Three veterans who were all discharged under the military's Don't Ask, Don't Tell policy have filed a new lawsuit in U.S. District Court in San Francisco, claiming that the policy violated their rights under the constitution.
The parties in the suit are 31-year-old former Air Force Staff Sgt. Anthony Loverde, who's currently in Iraq working for a private military contractor, former Air Force Maj. Michael Almy, 40, and former Navy Petty Officer Second Class Jason Knight, 28. Servicemembers Legal Defense Network director Aubrey Sarvis says, "this is the first shot over the bow" at the Senate, trying to force the issue to a vote before the Congressional session ends -- something which isn't likely. "If the Senate fails to act in the lame duck session, we are prepared to litigate this aggressively." The Senate again blocked a military spending bill last week that including the repeal of DADT, but some are still hoping for a standalone bill to be introduced.

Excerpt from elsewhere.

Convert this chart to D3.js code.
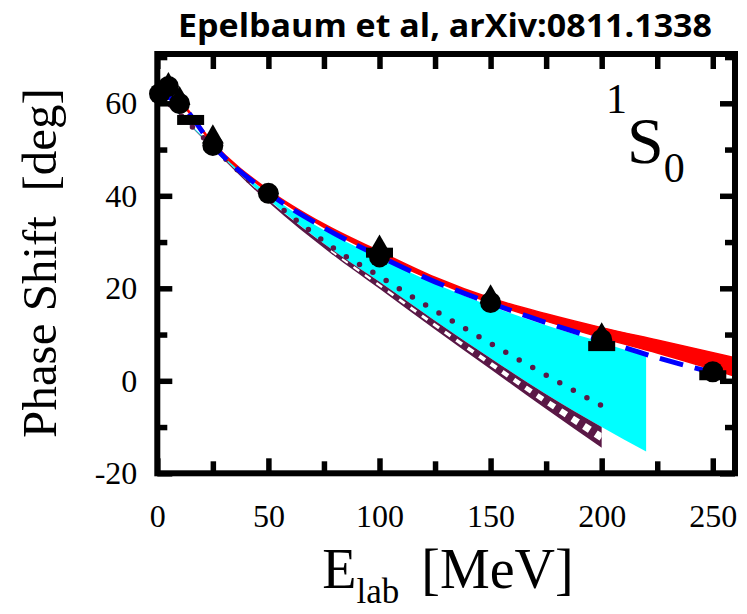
<!DOCTYPE html>
<html>
<head>
<meta charset="utf-8">
<script src="https://cdn.jsdelivr.net/npm/d3@7"></script>
<style>
  body { margin: 0; background: #fff; }
  svg { display: block; }
</style>
</head>
<body>
<svg id="chart" width="747" height="614"></svg>
<script>
// points
var pwaE = [1, 5, 10, 25, 50, 100, 150, 200, 250];
var pwaV = [62.07, 63.63, 59.96, 50.90, 40.54, 26.78, 16.94, 8.94, 1.96];
var triE = [5, 10, 25, 100, 150, 200];
var triV = [64.0, 61.0, 52.7, 28.9, 18.1, 9.9];
var sqE = [15, 100, 200, 250];
var sqV = [56.4, 27.7, 7.5, 1.2];

// red band
var redE  = [1, 10, 25, 50, 75, 100, 125, 150, 175, 200, 225, 260];
var redLo = [62.0, 60.1, 51.1, 40.8, 33.2, 27.0, 21.5, 16.8, 12.9, 9.3, 6.0, 1.0];
var redHi = [62.3, 60.5, 51.5, 41.3, 33.9, 28.0, 22.4, 17.9, 14.5, 11.5, 8.8, 5.0];
// blue dashed line
var blueE = [1, 10, 25, 50, 75, 100, 125, 150, 175, 200, 225, 250];
var blueV = [62.0, 60.0, 50.9, 40.6, 33.1, 26.9, 21.4, 16.8, 12.6, 8.8, 5.0, 1.8];
// cyan band
var cyanE  = [1, 25, 50, 78, 100, 125, 150, 175, 200, 220];
var cyanLo = [61.8, 50.4, 39.2, 28.6, 21.4, 13.0, 4.9, -2.9, -10.0, -15.3];
var cyanHi = [62.0, 50.8, 40.4, 31.8, 26.6, 21.0, 16.2, 12.0, 8.3, 5.3];
// purple band
var purpE  = [1, 25, 50, 78, 100, 125, 150, 175, 200];
var purpLo = [61.9, 50.2, 38.6, 27.6, 19.9, 11.1, 2.5, -6.1, -14.5];
var purpHi = [62.0, 50.4, 39.1, 28.6, 21.4, 13.0, 4.9, -2.9, -10.0];
// dotted line
var dotE = [1, 25, 50, 65, 82, 101, 120, 140, 160, 180, 200];
var dotV = [62.0, 50.6, 39.6, 33.8, 27.8, 22.3, 16.6, 10.9, 5.3, -0.1, -5.4];

var xMajor = [0, 50, 100, 150, 200, 250];
var xMinor = [25, 75, 125, 175, 225];
var yMajor = [-20, 0, 20, 40, 60];
var yMinor = [-10, 10, 30, 50, 70];

var purple = "#5a1846";
var serif = "Liberation Serif";

var svg = d3.select("#chart");
var x = d3.scaleLinear().domain([0, 260]).range([157.3, 735]);
var y = d3.scaleLinear().domain([-20, 70.66]).range([473.3, 54]);

function zip(es, vs) {
    return es.map(function(e, i) { return {e: e, v: vs[i]}; });
}
function band(es, lo, hi) {
    return es.map(function(e, i) { return {e: e, lo: lo[i], hi: hi[i]}; });
}

svg.append("clipPath").attr("id", "plot")
    .append("rect")
    .attr("x", x(0)).attr("y", y(70.66))
    .attr("width", x(260) - x(0)).attr("height", y(-20) - y(70.66));

var line = d3.line().x(function(d) { return x(d.e); }).y(function(d) { return y(d.v); })
    .curve(d3.curveMonotoneX);
var area = d3.area().x(function(d) { return x(d.e); })
    .y0(function(d) { return y(d.lo); }).y1(function(d) { return y(d.hi); })
    .curve(d3.curveMonotoneX);

var plot = svg.append("g").attr("clip-path", "url(#plot)");

plot.append("path").datum(band(cyanE, cyanLo, cyanHi))
    .attr("d", area).attr("fill", "#00ffff");

var purp = band(purpE, purpLo, purpHi);
plot.append("path").datum(purp).attr("d", area).attr("fill", purple);

// white dashes inside the purple band
var inner = purp.filter(function(d) { return d.e >= 78; }).map(function(d) {
    var w = d.hi - d.lo;
    return {e: d.e, lo: d.lo + 0.28 * w, hi: d.hi - 0.28 * w, v: (d.lo + d.hi) / 2};
});
svg.append("clipPath").attr("id", "inner")
    .append("path").datum(inner).attr("d", area);
plot.append("g").attr("clip-path", "url(#inner)")
    .append("path").datum(inner).attr("d", line)
    .attr("fill", "none").attr("stroke", "#fff")
    .attr("stroke-width", 30).attr("stroke-dasharray", "7,7");

plot.append("path").datum(zip(dotE, dotV)).attr("d", line)
    .attr("fill", "none").attr("stroke", purple)
    .attr("stroke-width", 5.5).attr("stroke-linecap", "round")
    .attr("stroke-dasharray", "0,15.5");

plot.append("path").datum(band(redE, redLo, redHi))
    .attr("d", area).attr("fill", "#ff0000").attr("stroke", "#ff0000").attr("stroke-width", 1.5);

plot.append("path").datum(zip(blueE, blueV)).attr("d", line)
    .attr("fill", "none").attr("stroke", "#0000ff")
    .attr("stroke-width", 5).attr("stroke-dasharray", "24,12");

// data points
var pts = svg.append("g").attr("fill", "#000");
pts.selectAll("rect.sq").data(zip(sqE, sqV)).enter().append("rect")
    .attr("class", "sq")
    .attr("x", function(d) { return x(d.e) - 13.5; })
    .attr("y", function(d) { return y(d.v) - 5; })
    .attr("width", 27).attr("height", 10);
pts.selectAll("path.tri").data(zip(triE, triV)).enter().append("path")
    .attr("class", "tri")
    .attr("transform", function(d) { return "translate(" + x(d.e) + "," + y(d.v) + ")"; })
    .attr("d", d3.symbol(d3.symbolTriangle, 210));
pts.selectAll("circle").data(zip(pwaE, pwaV)).enter().append("circle")
    .attr("cx", function(d) { return x(d.e); })
    .attr("cy", function(d) { return y(d.v); })
    .attr("r", 10.5);

// axes: inward ticks on all four sides
function styleAxis(g) {
    g.attr("font-family", serif);
    g.select(".domain").remove();
    g.selectAll(".tick line").attr("stroke", "#000").attr("stroke-width", 5.5);
    g.selectAll(".tick text").attr("font-family", serif).attr("font-size", 32).attr("fill", "#000");
}
var fmt = function(d) { return String(d); };

svg.append("g").attr("transform", "translate(0," + y(-20) + ")")
    .call(d3.axisBottom(x).tickValues(xMajor).tickSize(-15).tickPadding(31).tickFormat(fmt))
    .call(styleAxis);
svg.append("g").attr("transform", "translate(0," + y(-20) + ")")
    .call(d3.axisBottom(x).tickValues(xMinor).tickSize(-12).tickFormat(""))
    .call(styleAxis);
svg.append("g").attr("transform", "translate(0," + y(70.66) + ")")
    .call(d3.axisTop(x).tickValues(xMajor.concat(xMinor)).tickSize(-15).tickFormat(""))
    .call(styleAxis);
svg.append("g").attr("transform", "translate(" + x(0) + ",0)")
    .call(d3.axisLeft(y).tickValues(yMajor).tickSize(-15).tickPadding(20).tickFormat(fmt))
    .call(styleAxis);
svg.append("g").attr("transform", "translate(" + x(0) + ",0)")
    .call(d3.axisLeft(y).tickValues(yMinor).tickSize(-10).tickFormat(""))
    .call(styleAxis);
svg.append("g").attr("transform", "translate(" + x(260) + ",0)")
    .call(d3.axisRight(y).tickValues(yMajor).tickSize(-15).tickFormat(""))
    .call(styleAxis);
svg.append("g").attr("transform", "translate(" + x(260) + ",0)")
    .call(d3.axisRight(y).tickValues(yMinor).tickSize(-10).tickFormat(""))
    .call(styleAxis);

svg.append("rect")
    .attr("x", x(0)).attr("y", y(70.66))
    .attr("width", x(260) - x(0)).attr("height", y(-20) - y(70.66))
    .attr("fill", "none").attr("stroke", "#000").attr("stroke-width", 6);

// labels
svg.append("text")
    .attr("x", 445).attr("y", 37)
    .attr("text-anchor", "middle")
    .attr("font-family", "Open Sans").attr("font-weight", 700)
    .attr("font-size", 33)
    .attr("textLength", 534).attr("lengthAdjust", "spacingAndGlyphs")
    .text("Epelbaum et al, arXiv:0811.1338");

var xl = svg.append("text")
    .attr("x", 448).attr("y", 588)
    .attr("text-anchor", "middle")
    .attr("font-family", serif).attr("font-size", 56);
xl.append("tspan").text("E");
xl.append("tspan").attr("font-size", 35).attr("dy", 15).text("lab");
xl.append("tspan").attr("dy", -15).attr("dx", 22).text("[MeV]");

svg.append("text")
    .attr("transform", "translate(56,263) rotate(-90)")
    .attr("text-anchor", "middle")
    .attr("font-family", serif).attr("font-size", 49)
    .text("Phase Shift\u00a0\u00a0[deg]");

var lab = svg.append("text")
    .attr("x", 606).attr("y", 163)
    .attr("font-family", serif).attr("font-size", 66);
lab.append("tspan").attr("font-size", 42).attr("dy", -50).text("1");
lab.append("tspan").attr("dy", 50).text("S");
lab.append("tspan").attr("font-size", 42).attr("dy", 19).text("0");
</script>
</body>
</html>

A U.S. District judge in Riverside ruled in a different case in September that DADT violates the due process and free speech rights of gay Americans. Judge Virginia Phillips then issued a worldwide injunction to stop enforcement of the policy, but the 9th Circuit suspended Phillips' order. The Pentagon would prefer that Congress act on this before the courts do, so that they can set their own timetable for managing the repeal, so the more pressure from lawsuits like this, the more likely it is that a vote might occur.